Dance of the “Roma” a gypsy from Rajasthan to Spain; stories from the Indian epics Ramayana and Mahabharata on the walls of temples and palaces in Angkorvat, Cambodia; evidence of Indian paintings techniques at Bamiyan in Afghanistan and Miran and Domko in Central Asia depict both the Buddha and Hindu deities like Shiva, Ganesha and Surya.
Influence of the Western drama and one-act plays on Indian literature; imitations of the English sonnet, Ode, and Blank verse by famous Indian poets; Impact of European, Chinese and South-east paintings in India during the rule of the great India Mughal king Akbar.
These are just a few examples that connect the dots between the cultures of the East and the West. Information is the key and literacy is fundamental. And, Media and Communication is what binds the two together. Therefore, it becomes crucial to promote and share ancient local traditions, culture, heritage for others to know, learn and replicate.
Communication is crucial to development. It can help translate information to perceptions and subsequently lead to branding of ideas and products through an appropriate mix of channels and tools such as print, radio, television, direct mail and personalisation for the right audience at the right time.
Broadly speaking, the relationship between media and culture within a society is one of inclusion. In this day and age of the virtual world and ease of information availability, the boundaries are thinning. The impact of the Media and Communication can be summarised into five effects, namely, a shrinking world, the compression of time and space, close interaction in different aspects of society, global connectivity, and accelerated local/global competition/cooperation. Put together, this can lead to increased social awareness, impact and empowerment through a more participative and informative approach.
Taking India as a case study – the world’s oldest civilization that dates back to nearly 5000 years ago – the flexibility and adaptability of the culture here has greatly influenced the world. Today with over 1.2 billion population, India owns a diverse cultural heritage and has greatly influenced the world through Indian religions, practices, philosophy and local traditions. The Pan-Indian saree has gone global and the bindi (red sticker adorning the women forehead in India) on the forehead is slowly catching up in the West.
But, has anyone ever thought why this trend? The accessories were always there; the saree was always Indian so what made the difference? The answer is simple – More information, awareness and literacy! Nearly 25 years ago the World Wide Web was born. Ease of information access and fascination influenced all generations. While this crisscross of arts and interest is intriguing, people of different nations are recognised by their culture and should be proud of its impressive traditions and ethnicity. This only further corroborates the power of Media and Communication in preserving this rich heritage and culture.

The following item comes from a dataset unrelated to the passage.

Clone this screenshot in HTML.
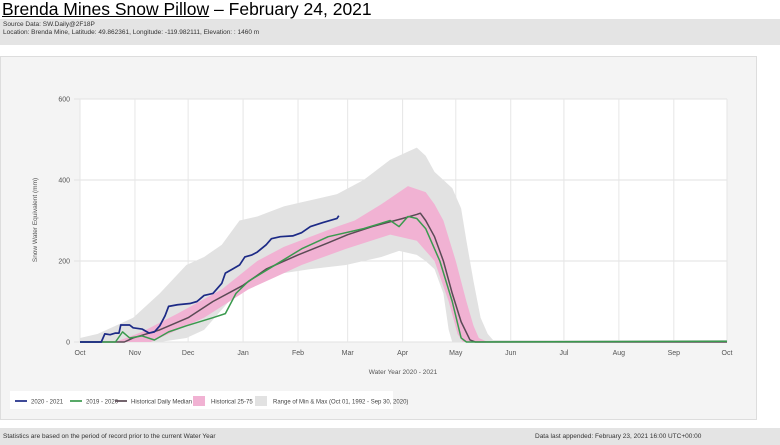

Equally important is the role of the state and the fact that it must recognise the significance of communication through an appropriate media in promoting and disseminating, if not generating, cultural knowledge.

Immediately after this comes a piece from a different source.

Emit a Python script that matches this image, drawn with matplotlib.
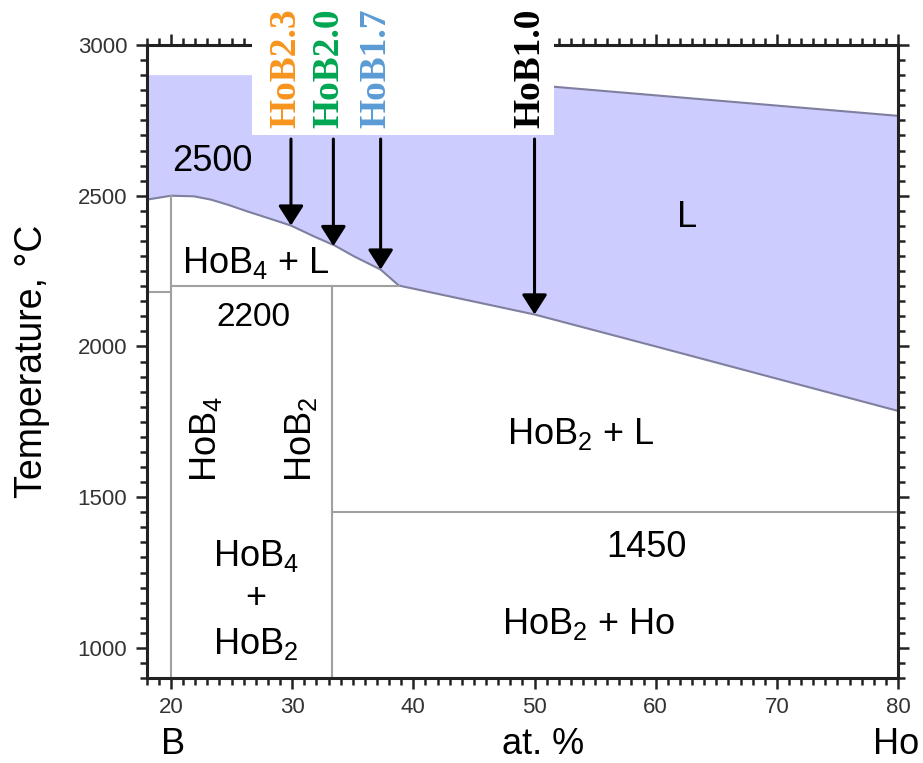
import matplotlib
matplotlib.use("Agg")
import matplotlib.pyplot as plt
from matplotlib.patches import Rectangle
from matplotlib.ticker import MultipleLocator
from matplotlib.transforms import blended_transform_factory

plt.rcParams['font.family'] = ['Liberation Sans', 'DejaVu Sans']
plt.rcParams['mathtext.fontset'] = 'custom'
plt.rcParams['mathtext.rm'] = 'Liberation Sans'
plt.rcParams['mathtext.it'] = 'Liberation Sans:italic'
plt.rcParams['mathtext.bf'] = 'Liberation Sans:bold'

# liquidus (at.% Ho, temperature C)
liq_x = [18, 20, 21.9, 23.3, 24.7, 26.3, 28.0, 29.9, 31.8, 33.5, 35.1, 37.3, 38.8, 50, 60, 70, 80]
liq_t = [2487, 2500, 2498, 2487, 2470, 2448, 2426, 2401, 2365, 2335, 2299, 2255, 2202, 2106, 2000, 1893, 1786]
# upper edge of the shaded liquid field
top_x = [18, 50, 50, 80]
top_t = [2900, 2900, 2867, 2765]

# phase boundaries
eut_left = ([18, 20], [2180, 2180])
peri_line = ([20, 38.8], [2200, 2200])
hob4_line = ([20, 20], [900, 2500])
hob2_line = ([33.3, 33.3], [900, 2200])
eut_right = ([33.3, 80], [1450, 1450])

# samples marked with arrows
samples = ['HoB2.3', 'HoB2.0', 'HoB1.7', 'HoB1.0']
sample_x = [29.9, 33.4, 37.3, 50.0]
sample_t = [2401, 2333, 2255, 2106]
sample_col = ['#F7941D', '#00A651', '#5B9BD5', 'black']

fig = plt.figure(figsize=(9.23, 7.63), dpi=100)
ax = fig.add_axes([0.159, 0.1114, 0.814, 0.8296])
ax.set_xlim(18, 80)
ax.set_ylim(900, 3000)

# liquid field
poly_x = liq_x + top_x[::-1]
poly_t = liq_t + top_t[::-1]
ax.fill(poly_x, poly_t, color='#CCCCFF', lw=0, zorder=1)
ax.plot(liq_x, liq_t, color='#7F7F9F', lw=1.5, zorder=2)
ax.plot(top_x[2:], top_t[2:], color='#7F7F9F', lw=1.5, zorder=2)

for xs, ts in [eut_left, peri_line, hob4_line, hob2_line, eut_right]:
    ax.plot(xs, ts, color='#A0A0A0', lw=1.5, zorder=2)

# axes styling
for s in ax.spines.values():
    s.set_linewidth(2.2)
    s.set_color('#222222')
ax.xaxis.set_major_locator(MultipleLocator(10))
ax.xaxis.set_minor_locator(MultipleLocator(1))
ax.yaxis.set_major_locator(MultipleLocator(500))
ax.yaxis.set_minor_locator(MultipleLocator(50))
ax.tick_params(which='both', direction='out', top=True, right=True, width=1.8, color='#222222')
ax.tick_params(which='major', length=8, labelsize=16, labelcolor='#333333', pad=6)
ax.tick_params(which='minor', length=5)

ax.set_ylabel('Temperature, °C', fontsize=27)
ax.yaxis.set_label_coords(-0.129, 0.5)

tr = blended_transform_factory(ax.transData, ax.transAxes)
ax.text(20.2, -0.105, 'B', transform=tr, fontsize=26, ha='center', va='center')
ax.text(50.7, -0.105, 'at. %', transform=tr, fontsize=26, ha='center', va='center')
ax.text(79.8, -0.105, 'Ho', transform=tr, fontsize=26, ha='center', va='center')

# phase labels
ax.text(23.4, 2613, '2500', fontsize=26, ha='center', va='center')
ax.text(27.0, 2278, r'HoB$_\mathrm{4}$ + L', fontsize=26, ha='center', va='center')
ax.text(26.8, 2096, '2200', fontsize=24, ha='center', va='center')
ax.text(22.9, 1692, r'HoB$_\mathrm{4}$', fontsize=26, ha='center', va='center', rotation=90)
ax.text(30.7, 1692, r'HoB$_\mathrm{2}$', fontsize=26, ha='center', va='center', rotation=90)
ax.text(53.8, 1709, r'HoB$_\mathrm{2}$ + L', fontsize=26, ha='center', va='center')
ax.text(62.6, 2427, 'L', fontsize=26, ha='center', va='center')
ax.text(59.2, 1334, '1450', fontsize=26, ha='center', va='center')
ax.text(54.5, 1079, r'HoB$_\mathrm{2}$ + Ho', fontsize=26, ha='center', va='center')
ax.text(27.0, 1305, r'HoB$_\mathrm{4}$', fontsize=26, ha='center', va='center')
ax.text(27.0, 1165, '+', fontsize=26, ha='center', va='center')
ax.text(27.0, 1013, r'HoB$_\mathrm{2}$', fontsize=26, ha='center', va='center')

# white box holding the sample names
ax.add_patch(Rectangle((26.7, 2702), 51.6 - 26.7, 600, facecolor='white',
                       edgecolor='none', clip_on=False, zorder=5))

for name, x, t, c in zip(samples, sample_x, sample_t, sample_col):
    ax.annotate('', xy=(x, t), xytext=(x, 2688),
                arrowprops=dict(arrowstyle='-|>,head_length=0.55,head_width=0.35',
                                color='black', lw=2.2, mutation_scale=22,
                                shrinkA=0, shrinkB=0), zorder=6)
    ax.text(x - 0.4, 2725, name, rotation=90, ha='center', va='bottom',
            fontsize=27, fontweight='bold', family='Liberation Serif',
            color=c, clip_on=False, zorder=6)

fig.savefig('out.png', dpi=100)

Media reflects the norms, culture and values. Media can lead to evolution and revolution of mind and heart of the people fostering information, literacy and awareness in the nation. Broadly speaking, the relationship between culture and the media is one of inclusion. An example of this is the media in Malaysia and Singapore which reports extensively on the festivals of the different communities, their religious practices and so on. Television broadcasts, news articles in the media on how the different communities mix and mingle with one another have led to an interesting practice of Malaysians of different backgrounds coming together to celebrate the Yee Sang ceremony as part of the Chinese New Year festivities.
Promotion of people as cultural brand ambassadors, influence through the local vernacular media, improved media strategy that promotes cultural content, supports cultural projects with less or no commercial value are a few ways to help preserve and promote culture. Of course, the list is not exhaustive but it is important to bear in mind to optimally use what is available rather than what can be made available.
It is imperative to realise that the culture of any society is important because that is what differentiates one society from the other and media has the power to affect our relationship with the world and have a transformative impact on culture and the society at large. It is here that the government policy also plays a very crucial role vis-a-vis the media and must recognise the latter’s role in disseminating, if not generating, cultural knowledge and promoting cultural discourse. Without the media’s positive role in helping to promote culture, chances of its degeneration can be high, let alone its evolution and revival!